Sakila in the Cluster
We can use the famous Sakila database that is available from the MySQL web site to test our Cluster briefly. The following series of commands retrieves the database and imports it into our cluster.
# Fetch the data wget http://downloads.mysql.com/docs/sakila-db.tar.gz # Extract tar xvfz sakila-db.tar.gz cd sakila-db/ # Change the default engine with the cluster engine sed -i 's/engine=InnoDB/ndbcluster/g' sakila-schema.sql # Import schema and data mysql -u root -p < sakila-schema.sql mysql -u root -p sakila < sakila-data.sql
Now the data resides in our cluster and is distributed via our two nodes. We can run the following sample query and the system transparently gets the data from the two nodes.
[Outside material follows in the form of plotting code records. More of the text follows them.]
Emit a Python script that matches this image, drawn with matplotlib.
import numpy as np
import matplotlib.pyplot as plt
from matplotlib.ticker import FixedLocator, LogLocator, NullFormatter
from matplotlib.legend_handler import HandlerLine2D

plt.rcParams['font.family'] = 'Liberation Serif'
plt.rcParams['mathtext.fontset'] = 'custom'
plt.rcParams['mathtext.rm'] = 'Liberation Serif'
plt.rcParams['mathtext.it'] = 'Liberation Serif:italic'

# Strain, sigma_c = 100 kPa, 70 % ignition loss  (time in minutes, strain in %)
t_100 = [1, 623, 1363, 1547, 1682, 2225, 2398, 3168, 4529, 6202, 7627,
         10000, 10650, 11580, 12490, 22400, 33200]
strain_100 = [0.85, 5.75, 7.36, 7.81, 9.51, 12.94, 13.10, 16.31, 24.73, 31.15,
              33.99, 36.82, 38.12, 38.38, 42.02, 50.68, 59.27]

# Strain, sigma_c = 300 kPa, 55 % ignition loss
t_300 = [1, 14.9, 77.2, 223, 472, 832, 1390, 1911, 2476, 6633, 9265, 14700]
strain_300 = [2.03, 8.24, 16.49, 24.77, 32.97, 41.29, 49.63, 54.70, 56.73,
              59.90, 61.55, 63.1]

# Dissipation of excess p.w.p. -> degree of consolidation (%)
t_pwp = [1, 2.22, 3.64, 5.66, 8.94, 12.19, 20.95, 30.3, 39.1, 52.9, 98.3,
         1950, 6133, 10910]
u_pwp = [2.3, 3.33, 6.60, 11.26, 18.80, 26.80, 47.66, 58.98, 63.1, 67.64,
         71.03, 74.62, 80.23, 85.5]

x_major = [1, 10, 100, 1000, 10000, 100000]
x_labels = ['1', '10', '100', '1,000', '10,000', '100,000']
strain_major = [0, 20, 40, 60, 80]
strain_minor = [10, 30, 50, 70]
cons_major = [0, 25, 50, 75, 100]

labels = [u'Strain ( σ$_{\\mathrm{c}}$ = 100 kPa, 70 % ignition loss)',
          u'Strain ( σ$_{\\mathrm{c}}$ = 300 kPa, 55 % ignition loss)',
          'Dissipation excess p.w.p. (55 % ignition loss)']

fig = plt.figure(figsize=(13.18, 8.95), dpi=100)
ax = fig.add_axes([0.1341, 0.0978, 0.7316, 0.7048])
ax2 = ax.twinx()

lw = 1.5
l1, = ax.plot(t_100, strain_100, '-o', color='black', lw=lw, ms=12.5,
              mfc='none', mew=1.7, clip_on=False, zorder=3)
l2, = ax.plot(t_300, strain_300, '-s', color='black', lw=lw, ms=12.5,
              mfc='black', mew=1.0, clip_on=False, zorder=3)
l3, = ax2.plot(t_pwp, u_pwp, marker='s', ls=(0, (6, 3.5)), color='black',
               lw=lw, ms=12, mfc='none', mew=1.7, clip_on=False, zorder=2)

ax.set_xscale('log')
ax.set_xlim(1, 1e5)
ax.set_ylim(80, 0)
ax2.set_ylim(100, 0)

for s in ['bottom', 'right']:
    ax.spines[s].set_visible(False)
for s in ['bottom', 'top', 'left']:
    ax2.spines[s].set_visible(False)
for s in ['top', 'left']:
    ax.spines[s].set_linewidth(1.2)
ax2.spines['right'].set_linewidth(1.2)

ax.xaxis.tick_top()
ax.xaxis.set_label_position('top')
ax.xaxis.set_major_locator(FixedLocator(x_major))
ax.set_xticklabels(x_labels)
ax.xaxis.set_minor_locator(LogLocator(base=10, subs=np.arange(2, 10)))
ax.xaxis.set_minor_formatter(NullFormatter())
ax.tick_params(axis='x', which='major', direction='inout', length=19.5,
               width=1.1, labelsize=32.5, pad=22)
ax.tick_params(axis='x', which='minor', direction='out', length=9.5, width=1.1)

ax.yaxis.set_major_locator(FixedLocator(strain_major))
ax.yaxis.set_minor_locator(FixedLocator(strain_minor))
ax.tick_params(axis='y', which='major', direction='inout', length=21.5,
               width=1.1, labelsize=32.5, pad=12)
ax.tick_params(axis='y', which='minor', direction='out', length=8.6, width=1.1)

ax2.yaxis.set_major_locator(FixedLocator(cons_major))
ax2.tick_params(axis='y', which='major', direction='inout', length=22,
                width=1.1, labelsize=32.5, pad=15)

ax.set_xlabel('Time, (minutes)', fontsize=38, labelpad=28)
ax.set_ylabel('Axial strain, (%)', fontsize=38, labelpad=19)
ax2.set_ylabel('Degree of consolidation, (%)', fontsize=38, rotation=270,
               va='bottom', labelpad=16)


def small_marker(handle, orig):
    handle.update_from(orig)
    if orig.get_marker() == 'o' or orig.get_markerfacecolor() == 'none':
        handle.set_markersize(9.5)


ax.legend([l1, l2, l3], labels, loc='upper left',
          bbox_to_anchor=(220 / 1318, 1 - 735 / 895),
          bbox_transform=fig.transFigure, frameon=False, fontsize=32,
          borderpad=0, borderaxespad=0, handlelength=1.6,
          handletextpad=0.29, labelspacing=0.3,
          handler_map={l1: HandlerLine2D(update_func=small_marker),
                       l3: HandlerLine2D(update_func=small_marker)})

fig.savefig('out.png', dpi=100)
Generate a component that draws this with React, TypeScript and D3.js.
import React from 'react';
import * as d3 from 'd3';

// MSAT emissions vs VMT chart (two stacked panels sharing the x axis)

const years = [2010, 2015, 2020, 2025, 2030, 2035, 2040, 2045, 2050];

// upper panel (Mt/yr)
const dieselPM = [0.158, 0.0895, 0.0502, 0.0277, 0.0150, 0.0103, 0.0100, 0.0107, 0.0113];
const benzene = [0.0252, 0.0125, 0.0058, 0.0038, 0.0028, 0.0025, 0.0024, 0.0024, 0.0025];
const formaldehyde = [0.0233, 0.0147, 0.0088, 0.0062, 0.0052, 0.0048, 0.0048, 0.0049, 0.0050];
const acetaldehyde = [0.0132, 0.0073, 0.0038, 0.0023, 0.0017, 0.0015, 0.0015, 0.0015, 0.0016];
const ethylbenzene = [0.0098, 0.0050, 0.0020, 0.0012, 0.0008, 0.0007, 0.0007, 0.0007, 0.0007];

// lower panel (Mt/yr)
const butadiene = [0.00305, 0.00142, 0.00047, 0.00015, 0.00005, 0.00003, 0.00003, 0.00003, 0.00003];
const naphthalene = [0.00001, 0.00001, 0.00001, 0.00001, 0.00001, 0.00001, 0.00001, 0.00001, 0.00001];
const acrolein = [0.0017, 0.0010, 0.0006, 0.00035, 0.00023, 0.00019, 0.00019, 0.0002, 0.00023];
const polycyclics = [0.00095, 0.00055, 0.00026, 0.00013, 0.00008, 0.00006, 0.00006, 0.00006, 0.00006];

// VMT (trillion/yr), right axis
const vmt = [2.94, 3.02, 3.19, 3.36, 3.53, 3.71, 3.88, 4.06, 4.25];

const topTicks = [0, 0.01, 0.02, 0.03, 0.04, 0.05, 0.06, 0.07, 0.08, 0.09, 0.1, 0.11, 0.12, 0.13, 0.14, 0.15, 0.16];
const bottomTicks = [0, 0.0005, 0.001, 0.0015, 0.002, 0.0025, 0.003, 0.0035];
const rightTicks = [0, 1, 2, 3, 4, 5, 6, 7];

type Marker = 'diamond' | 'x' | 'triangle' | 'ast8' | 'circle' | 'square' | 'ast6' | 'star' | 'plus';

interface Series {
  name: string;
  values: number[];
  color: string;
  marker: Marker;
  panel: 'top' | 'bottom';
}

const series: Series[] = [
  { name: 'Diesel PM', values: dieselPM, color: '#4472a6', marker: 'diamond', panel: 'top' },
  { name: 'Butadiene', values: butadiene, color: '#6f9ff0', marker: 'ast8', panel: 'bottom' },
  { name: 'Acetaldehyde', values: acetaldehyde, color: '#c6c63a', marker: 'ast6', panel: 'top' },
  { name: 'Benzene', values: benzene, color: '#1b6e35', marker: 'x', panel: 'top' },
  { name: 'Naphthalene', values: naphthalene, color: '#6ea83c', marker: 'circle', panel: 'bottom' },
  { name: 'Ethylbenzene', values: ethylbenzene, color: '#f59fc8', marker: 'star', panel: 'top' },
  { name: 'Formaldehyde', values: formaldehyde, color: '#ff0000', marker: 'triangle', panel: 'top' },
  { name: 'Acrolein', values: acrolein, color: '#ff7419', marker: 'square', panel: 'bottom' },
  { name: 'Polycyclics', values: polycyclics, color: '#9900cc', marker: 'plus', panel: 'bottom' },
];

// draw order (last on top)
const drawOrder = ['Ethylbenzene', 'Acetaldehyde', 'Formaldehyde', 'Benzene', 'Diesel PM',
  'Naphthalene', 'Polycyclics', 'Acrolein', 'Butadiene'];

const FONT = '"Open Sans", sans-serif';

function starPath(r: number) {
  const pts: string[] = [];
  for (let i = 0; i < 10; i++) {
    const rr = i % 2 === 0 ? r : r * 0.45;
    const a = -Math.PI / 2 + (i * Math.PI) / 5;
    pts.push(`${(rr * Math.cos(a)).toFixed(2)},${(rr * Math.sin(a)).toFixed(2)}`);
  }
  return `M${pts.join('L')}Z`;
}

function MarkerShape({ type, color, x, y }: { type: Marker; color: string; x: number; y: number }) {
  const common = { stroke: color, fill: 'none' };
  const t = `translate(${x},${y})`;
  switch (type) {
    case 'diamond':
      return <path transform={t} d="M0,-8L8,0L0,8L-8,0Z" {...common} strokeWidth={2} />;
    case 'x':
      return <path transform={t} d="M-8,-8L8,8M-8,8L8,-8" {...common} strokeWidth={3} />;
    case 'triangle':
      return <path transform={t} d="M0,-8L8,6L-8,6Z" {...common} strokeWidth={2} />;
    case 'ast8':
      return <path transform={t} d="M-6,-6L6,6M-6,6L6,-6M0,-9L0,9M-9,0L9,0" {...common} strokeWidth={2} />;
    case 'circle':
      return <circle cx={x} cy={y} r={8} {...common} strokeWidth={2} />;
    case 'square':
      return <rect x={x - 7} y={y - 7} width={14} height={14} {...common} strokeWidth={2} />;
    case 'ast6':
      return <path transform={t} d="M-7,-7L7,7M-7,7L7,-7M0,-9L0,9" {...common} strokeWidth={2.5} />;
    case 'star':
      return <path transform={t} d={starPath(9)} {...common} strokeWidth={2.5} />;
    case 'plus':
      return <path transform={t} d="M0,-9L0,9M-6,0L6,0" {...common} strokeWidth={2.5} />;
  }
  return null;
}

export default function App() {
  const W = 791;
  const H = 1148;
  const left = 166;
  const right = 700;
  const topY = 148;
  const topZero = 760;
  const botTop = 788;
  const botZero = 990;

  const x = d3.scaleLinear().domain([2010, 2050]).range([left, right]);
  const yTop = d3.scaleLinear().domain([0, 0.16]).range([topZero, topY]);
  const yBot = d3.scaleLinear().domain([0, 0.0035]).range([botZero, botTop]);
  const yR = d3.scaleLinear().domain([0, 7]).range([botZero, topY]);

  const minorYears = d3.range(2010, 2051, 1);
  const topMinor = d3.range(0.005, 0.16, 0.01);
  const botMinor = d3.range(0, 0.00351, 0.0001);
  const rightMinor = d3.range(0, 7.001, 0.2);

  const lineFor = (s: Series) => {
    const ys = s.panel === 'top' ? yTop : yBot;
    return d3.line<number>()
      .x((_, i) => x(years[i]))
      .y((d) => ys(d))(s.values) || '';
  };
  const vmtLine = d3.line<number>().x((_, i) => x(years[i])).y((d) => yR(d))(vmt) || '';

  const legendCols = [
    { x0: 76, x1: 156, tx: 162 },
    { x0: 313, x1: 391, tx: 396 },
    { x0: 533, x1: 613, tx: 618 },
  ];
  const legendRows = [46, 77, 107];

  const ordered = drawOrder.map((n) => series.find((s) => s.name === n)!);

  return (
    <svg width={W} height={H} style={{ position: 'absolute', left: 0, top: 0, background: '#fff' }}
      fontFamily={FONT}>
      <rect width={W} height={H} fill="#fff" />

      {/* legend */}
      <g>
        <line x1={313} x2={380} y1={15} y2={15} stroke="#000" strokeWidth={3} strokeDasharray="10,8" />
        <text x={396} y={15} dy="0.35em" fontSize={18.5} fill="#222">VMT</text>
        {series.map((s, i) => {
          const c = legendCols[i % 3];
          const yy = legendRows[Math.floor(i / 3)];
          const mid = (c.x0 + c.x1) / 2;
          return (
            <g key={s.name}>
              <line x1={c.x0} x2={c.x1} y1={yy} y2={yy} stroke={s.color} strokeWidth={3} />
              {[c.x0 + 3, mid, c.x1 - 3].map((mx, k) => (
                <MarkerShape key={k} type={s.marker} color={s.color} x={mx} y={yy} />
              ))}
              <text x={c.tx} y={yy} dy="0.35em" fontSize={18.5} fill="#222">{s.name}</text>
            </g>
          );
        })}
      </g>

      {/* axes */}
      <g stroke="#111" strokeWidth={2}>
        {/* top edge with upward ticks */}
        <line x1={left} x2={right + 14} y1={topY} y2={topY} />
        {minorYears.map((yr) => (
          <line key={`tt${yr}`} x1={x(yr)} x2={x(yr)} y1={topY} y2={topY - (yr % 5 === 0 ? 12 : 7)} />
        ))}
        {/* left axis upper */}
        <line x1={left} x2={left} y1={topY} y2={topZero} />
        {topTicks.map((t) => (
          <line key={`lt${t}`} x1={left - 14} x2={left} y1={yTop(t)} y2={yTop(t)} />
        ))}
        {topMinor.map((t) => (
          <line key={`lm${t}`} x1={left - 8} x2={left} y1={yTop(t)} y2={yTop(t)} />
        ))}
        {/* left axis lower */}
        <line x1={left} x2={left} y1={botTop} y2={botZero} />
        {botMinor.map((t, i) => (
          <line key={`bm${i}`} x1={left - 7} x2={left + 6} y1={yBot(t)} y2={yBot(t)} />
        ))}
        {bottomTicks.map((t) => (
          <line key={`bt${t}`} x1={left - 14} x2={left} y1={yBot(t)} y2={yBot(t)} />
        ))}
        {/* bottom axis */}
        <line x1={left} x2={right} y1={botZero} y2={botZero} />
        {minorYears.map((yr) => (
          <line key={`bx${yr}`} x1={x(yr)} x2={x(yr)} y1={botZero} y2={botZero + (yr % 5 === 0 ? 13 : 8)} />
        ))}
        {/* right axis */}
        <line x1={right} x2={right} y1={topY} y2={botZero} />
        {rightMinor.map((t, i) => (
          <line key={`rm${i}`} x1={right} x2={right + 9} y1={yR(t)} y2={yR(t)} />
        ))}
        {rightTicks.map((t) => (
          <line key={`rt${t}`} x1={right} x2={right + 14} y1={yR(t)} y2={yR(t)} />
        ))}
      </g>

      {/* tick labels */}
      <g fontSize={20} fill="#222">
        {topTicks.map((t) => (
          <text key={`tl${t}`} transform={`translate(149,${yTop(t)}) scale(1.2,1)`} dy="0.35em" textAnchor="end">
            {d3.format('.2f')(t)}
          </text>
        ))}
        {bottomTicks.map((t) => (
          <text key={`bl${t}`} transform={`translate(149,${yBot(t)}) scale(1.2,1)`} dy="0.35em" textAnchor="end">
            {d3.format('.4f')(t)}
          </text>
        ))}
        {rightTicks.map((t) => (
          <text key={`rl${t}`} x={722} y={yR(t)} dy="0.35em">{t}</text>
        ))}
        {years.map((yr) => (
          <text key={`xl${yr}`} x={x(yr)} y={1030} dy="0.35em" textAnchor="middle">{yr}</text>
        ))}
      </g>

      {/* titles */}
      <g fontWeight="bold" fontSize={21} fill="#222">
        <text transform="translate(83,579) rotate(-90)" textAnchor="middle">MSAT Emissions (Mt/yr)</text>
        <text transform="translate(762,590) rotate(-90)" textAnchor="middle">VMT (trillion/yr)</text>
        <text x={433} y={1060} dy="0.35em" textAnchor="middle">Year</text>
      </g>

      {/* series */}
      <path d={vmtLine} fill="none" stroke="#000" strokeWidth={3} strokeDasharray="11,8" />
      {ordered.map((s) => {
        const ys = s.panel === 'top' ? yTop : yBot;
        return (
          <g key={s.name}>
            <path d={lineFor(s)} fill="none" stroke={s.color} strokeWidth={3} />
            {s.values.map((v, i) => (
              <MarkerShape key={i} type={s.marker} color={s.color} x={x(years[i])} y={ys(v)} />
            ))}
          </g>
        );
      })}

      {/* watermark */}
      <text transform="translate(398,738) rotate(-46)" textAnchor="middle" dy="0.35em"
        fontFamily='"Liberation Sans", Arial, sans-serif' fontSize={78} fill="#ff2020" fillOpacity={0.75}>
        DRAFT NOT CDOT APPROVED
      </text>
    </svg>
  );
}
USE sakila; SELECT CONCAT(customer.last_name, ', ', customer.first_name) AS customer, address.phone, film.title FROM rental INNER JOIN customer ON rental.customer_id = customer.customer_id INNER JOIN address ON customer.address_id = address.address_id INNER JOIN inventory ON rental.inventory_id = inventory.inventory_id INNER JOIN film ON inventory.film_id = film.film_id WHERE rental.return_date IS NULL AND rental_date + INTERVAL film.rental_duration DAY < CURRENT_DATE(); ... 183 rows in set (0.00 sec)
If you try to start the cluster before all components are up and ready, finding the error can be a bit tricky. In the following example, we did not start the data nodes. The MySQL API node is running, but it does not show up.
root@node1:~# /opt/mysql/server-5.7/bin/ndb_mgm -- NDB Cluster -- Management Client -- ndb_mgm> show Connected to Management Server at: 192.168.0.81:1186 Cluster Configuration --------------------- [ndbd(NDB)] 2 node(s) id=2 (not connected, accepting connect from 192.168.0.82) id=3 (not connected, accepting connect from 192.168.0.83) [ndb_mgmd(MGM)] 1 node(s) id=1 @192.168.0.81 (mysql-5.7.16 ndb-7.5.4) [mysqld(API)] 1 node(s) id=4 (not connected, accepting connect from 192.168.0.81)
Check the error log of the management cluster in that case. As long as the cluster does not consist of at least two data nodes and a MySQL API node, it will not start.